Here is all you need to know about the hypocrisy of the modern gentle bigot, who argues against people's rights while claiming no ill will, courtesy of the New York Times' profile of Prop 8 mastermind and tireless homophobe Frank Schubert:

Mr. Schubert said that while he tailors messages to each state, certain themes have proved effective: that marriage between a man and a woman is the tested foundation of a stable society, that children do best when raised by a married father and mother, and that "it is possible to respect the rights of gays and lesbians without redefining marriage."

"This is a difficult argument," he said, "because it sounds as if we're saying gay couples can't have loving relationships or care for children, which is not the case."

This one is also very telling:

For his part, Mr. Schubert, who has a lesbian sister raising two children in a domestic partnership, says, "It's hurtful to know that many people think I dislike gays and lesbians and wish them harm."

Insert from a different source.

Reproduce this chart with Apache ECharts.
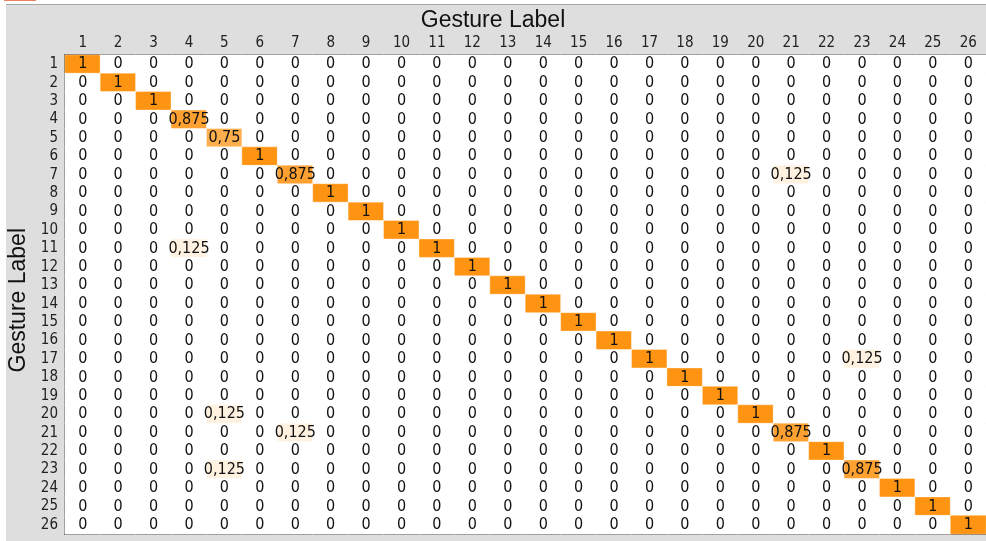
<!DOCTYPE html>
<html>
<head>
<meta charset="utf-8">
<script src="https://cdn.jsdelivr.net/npm/echarts@6/dist/echarts.min.js"></script>
<style>
html,body{margin:0;padding:0;background:#fff;}
#c{width:986px;height:541px;}
</style>
</head>
<body>
<div id="c"></div>
<script>
// Gesture labels (rows = true, columns = predicted)
const labels = ['1','2','3','4','5','6','7','8','9','10','11','12','13','14','15','16','17','18','19','20','21','22','23','24','25','26'];
// Diagonal values, gesture 1..26
const diagonal = [1,1,1,0.875,0.75,1,0.875,1,1,1,1,1,1,1,1,1,1,1,1,1,0.875,1,0.875,1,1,1];
// Off-diagonal non-zero cells: [row, column, value] (1-based gesture numbers)
const offDiagonal = [
  [7,21,0.125],
  [11,4,0.125],
  [17,23,0.125],
  [20,5,0.125],
  [21,7,0.125],
  [23,5,0.125]
];

const data = [];
for (let r = 0; r < labels.length; r++) {
  for (let c = 0; c < labels.length; c++) {
    let v = 0;
    if (r === c) v = diagonal[r];
    data.push([c, r, v]);
  }
}
offDiagonal.forEach(([r, c, v]) => {
  data[(r - 1) * labels.length + (c - 1)][2] = v;
});

const FONT = "'Liberation Sans Narrow','DejaVu Sans Condensed','Liberation Sans',sans-serif";
const chart = echarts.init(document.getElementById('c'), null, {renderer: 'canvas'});
chart.setOption({
  backgroundColor: '#dedede',
  animation: false,
  title: {
    text: 'Gesture Label',
    left: 'center',
    top: 4,
    textStyle: {fontFamily: "'Liberation Sans',sans-serif", fontSize: 23, fontWeight: 'normal', color: '#111'}
  },
  graphic: [
    {type: 'rect', left: 0, top: 0, shape: {width: 986, height: 4}, style: {fill: '#ffffff'}, silent: true},
    {type: 'rect', left: 0, top: 0, shape: {width: 6, height: 541}, style: {fill: '#ffffff'}, silent: true},
    {type: 'rect', left: 6, top: 4, shape: {width: 980, height: 1}, style: {fill: '#a8a8a8'}, silent: true},
    {type: 'rect', left: 4, top: 0, shape: {width: 32, height: 1}, style: {fill: '#f08060'}, silent: true},
    {type: 'text', left: 7, top: 228, rotation: Math.PI / 2,
      style: {text: 'Gesture Label', font: "23px 'Liberation Sans',sans-serif", fill: '#111'}}
  ],
  grid: {left: 65, top: 55, width: 923, height: 479, show: true, backgroundColor: '#ffffff', borderColor: '#555', borderWidth: 2},
  xAxis: {
    type: 'category', data: labels, position: 'top',
    axisLine: {show: false}, axisTick: {show: false}, splitLine: {show: false},
    axisLabel: {interval: 0, fontSize: 15, color: '#222', fontFamily: FONT, margin: 4}
  },
  yAxis: {
    type: 'category', data: labels, inverse: true,
    axisLine: {show: false}, axisTick: {show: false}, splitLine: {show: false},
    axisLabel: {interval: 0, fontSize: 15, color: '#222', fontFamily: FONT, margin: 7}
  },
  visualMap: {show: false, min: 0, max: 1, inRange: {color: ['#ffffff', '#ff9412']}},
  series: [{
    type: 'heatmap',
    data: data,
    itemStyle: {borderColor: 'rgba(255,255,255,0.35)', borderWidth: 1},
    label: {
      show: true, fontSize: 16, color: '#111', fontFamily: FONT,
      formatter: p => String(p.value[2]).replace('.', ',')
    }
  }]
});
</script>
</body>
</html>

Bigotry, unlike sexuality, is not an innate quality; it is defined by behavior. No one would be "hurtful" to Schubert by assuming anything about his ideology if he didn't transform that ideology into his life's work and place greater emphasis on ideas like "tradition" and "the future" instead of actual human lives. You can say that you don't hate the person that you just shot in the face, but the bullet hole begs to differ.

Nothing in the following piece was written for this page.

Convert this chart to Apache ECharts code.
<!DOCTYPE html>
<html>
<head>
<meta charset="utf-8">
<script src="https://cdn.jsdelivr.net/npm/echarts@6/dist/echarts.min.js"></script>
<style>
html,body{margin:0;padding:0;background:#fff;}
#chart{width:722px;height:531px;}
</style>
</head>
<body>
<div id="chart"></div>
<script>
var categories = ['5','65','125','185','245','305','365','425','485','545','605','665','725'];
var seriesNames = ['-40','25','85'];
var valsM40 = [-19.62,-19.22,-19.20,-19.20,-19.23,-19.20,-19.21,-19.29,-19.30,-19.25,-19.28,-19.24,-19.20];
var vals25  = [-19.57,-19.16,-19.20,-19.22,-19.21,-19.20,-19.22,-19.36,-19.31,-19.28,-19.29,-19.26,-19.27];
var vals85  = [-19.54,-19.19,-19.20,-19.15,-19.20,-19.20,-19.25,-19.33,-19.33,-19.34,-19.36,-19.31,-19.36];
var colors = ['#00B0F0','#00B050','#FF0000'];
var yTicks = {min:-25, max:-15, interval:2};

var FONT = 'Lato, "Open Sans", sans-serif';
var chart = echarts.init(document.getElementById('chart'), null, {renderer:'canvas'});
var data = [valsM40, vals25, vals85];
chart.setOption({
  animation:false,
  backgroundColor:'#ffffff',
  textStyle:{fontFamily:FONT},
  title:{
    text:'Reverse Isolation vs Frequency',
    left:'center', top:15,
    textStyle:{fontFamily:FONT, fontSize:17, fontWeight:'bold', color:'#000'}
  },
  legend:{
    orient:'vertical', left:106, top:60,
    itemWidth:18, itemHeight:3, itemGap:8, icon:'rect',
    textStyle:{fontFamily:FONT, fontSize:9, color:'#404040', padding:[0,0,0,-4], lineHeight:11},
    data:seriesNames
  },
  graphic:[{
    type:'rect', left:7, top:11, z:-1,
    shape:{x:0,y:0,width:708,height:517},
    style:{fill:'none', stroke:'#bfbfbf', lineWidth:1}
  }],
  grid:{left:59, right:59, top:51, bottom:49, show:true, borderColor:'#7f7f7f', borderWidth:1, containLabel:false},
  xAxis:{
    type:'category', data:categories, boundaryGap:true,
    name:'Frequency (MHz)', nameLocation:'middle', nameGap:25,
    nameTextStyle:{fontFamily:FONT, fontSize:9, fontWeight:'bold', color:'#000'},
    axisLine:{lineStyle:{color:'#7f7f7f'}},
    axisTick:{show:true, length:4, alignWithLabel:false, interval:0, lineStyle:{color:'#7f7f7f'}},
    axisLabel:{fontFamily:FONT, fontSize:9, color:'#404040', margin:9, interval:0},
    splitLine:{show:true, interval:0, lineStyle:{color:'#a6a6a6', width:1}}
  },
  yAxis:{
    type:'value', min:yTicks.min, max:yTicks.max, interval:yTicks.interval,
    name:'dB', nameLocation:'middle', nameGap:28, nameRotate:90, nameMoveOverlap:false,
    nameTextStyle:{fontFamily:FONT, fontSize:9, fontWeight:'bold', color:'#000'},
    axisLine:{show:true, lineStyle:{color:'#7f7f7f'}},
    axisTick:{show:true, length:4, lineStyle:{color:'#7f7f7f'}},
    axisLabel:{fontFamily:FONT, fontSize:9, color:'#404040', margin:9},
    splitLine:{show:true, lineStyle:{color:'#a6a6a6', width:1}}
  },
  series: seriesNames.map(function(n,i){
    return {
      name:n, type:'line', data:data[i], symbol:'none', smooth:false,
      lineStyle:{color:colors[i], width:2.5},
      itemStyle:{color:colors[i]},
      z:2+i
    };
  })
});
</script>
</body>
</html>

You see this kind of waffling everywhere, this rift in people who do anti-gay things while attempting to persuade us that they aren't actually anti-gay. It's an infuriating component in contemporary rhetoric, because it reveals a certain spinelessness. When I posted pictures and tweets from brazen Chick-fil-A supporters earlier this year, so many of them took exception to the republishing of their public words. Some of them deleted their accounts. What cowards. If you're going to actively align yourself with the continuation of one minority's inability to function as fully operating citizens, the least you could do is mean it. Otherwise, you're maligning for sport.

Erik Eckholm's Times story allows Schubert to claim that he is not hateful, while asserting "gay rights leaders despise Mr. Schubert." (Nuh uh — they just hate his sin.) It also points out that Schubert "had not thought much about the marriage issue, he said, before he was tapped in 2008 to run the Proposition 8 campaign." Well, of course he didn't, since gay people getting married has no bearing on his life. Schubert claims that keeping from normal couple things like visiting each other in hospitals and inheriting each other's things without exorbitant taxes is God's plan for him.

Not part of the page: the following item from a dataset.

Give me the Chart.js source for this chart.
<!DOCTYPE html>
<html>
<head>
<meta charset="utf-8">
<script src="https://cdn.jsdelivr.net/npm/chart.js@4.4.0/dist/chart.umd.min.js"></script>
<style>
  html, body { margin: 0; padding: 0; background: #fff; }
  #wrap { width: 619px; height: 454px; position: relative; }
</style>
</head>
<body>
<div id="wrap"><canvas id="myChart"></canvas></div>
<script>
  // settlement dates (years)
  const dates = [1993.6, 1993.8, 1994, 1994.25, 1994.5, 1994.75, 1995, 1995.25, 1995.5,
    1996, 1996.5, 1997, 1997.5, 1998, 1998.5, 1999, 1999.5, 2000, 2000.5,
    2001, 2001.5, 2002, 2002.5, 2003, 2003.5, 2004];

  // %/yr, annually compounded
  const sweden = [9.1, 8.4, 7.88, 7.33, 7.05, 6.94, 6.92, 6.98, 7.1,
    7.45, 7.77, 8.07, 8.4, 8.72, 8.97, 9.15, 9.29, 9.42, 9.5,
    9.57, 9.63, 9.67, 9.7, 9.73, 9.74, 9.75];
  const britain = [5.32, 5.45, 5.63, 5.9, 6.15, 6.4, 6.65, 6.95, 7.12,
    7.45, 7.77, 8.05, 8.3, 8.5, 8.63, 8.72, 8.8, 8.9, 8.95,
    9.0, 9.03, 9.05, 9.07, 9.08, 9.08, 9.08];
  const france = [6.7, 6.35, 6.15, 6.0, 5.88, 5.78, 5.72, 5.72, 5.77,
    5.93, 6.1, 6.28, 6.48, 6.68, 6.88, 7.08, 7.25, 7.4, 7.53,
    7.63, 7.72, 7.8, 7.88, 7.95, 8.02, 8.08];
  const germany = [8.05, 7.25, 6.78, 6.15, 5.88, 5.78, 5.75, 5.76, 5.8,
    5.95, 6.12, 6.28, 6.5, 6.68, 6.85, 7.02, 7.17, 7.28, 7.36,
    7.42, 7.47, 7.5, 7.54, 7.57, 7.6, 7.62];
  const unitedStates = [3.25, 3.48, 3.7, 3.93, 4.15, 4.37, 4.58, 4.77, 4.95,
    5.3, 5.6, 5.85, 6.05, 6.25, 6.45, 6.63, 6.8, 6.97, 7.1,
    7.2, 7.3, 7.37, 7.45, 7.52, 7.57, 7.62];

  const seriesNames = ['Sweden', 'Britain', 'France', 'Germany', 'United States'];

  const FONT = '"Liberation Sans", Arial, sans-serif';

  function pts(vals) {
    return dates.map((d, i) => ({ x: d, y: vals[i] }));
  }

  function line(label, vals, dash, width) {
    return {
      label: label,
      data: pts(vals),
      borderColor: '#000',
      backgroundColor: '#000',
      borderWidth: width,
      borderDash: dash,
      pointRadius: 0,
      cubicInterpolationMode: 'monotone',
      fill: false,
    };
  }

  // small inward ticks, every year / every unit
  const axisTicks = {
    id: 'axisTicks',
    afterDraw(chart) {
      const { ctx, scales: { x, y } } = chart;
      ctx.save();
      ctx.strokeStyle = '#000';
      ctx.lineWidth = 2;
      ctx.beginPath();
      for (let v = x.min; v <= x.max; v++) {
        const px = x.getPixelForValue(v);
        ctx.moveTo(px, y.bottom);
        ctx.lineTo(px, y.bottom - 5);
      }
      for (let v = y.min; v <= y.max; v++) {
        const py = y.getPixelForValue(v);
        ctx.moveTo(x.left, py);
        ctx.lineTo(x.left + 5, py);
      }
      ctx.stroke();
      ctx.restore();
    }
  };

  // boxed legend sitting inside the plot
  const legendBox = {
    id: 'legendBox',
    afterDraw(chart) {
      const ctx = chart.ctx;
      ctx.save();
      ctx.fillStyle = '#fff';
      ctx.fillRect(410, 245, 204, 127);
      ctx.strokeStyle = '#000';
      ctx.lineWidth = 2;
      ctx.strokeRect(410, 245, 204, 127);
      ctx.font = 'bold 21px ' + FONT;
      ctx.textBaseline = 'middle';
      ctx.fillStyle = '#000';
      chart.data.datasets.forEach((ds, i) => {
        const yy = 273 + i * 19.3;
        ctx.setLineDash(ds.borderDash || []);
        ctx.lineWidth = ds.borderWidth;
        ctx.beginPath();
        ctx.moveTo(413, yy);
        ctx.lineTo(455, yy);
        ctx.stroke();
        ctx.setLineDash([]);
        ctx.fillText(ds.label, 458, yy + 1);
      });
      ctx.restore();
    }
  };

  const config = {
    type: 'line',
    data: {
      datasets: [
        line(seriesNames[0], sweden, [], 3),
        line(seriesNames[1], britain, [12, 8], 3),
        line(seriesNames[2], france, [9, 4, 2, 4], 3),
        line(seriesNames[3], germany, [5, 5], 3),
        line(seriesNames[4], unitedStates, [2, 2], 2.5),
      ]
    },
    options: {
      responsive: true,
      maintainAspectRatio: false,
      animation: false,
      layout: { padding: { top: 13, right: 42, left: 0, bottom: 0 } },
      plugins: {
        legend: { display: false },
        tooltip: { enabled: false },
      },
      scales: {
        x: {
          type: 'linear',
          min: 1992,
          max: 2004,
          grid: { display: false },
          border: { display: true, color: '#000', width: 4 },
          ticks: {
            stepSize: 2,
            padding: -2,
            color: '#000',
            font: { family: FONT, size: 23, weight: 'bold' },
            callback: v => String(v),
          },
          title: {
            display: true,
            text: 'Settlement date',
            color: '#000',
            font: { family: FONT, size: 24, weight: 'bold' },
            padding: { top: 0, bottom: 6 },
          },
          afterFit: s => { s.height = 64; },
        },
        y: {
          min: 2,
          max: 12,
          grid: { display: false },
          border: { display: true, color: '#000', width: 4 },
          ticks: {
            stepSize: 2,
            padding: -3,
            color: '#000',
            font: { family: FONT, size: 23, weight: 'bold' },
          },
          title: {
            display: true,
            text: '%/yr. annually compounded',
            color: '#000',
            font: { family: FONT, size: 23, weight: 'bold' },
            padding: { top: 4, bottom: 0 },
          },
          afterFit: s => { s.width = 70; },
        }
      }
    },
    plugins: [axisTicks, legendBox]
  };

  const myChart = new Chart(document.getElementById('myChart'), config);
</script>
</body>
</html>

It's a good financial plan, too. The Times reports that he has made a business out of interfering with lives that are none of his business. Schubert, who runs the consulting agency Mission: Public Affairs, "continues to do well, receiving monthly fees of $10,000 to $20,000 from each of the four state campaigns and earning a commission on the voluminous ads he places on radio and television." Good As You has a more specific breakdown.

So when Schubert does hateful things and then claims not to hate, all the while eating the resulting profits, what we're witnessing is a heaping pile of cognitive dissonance that looks and smells like bullshit.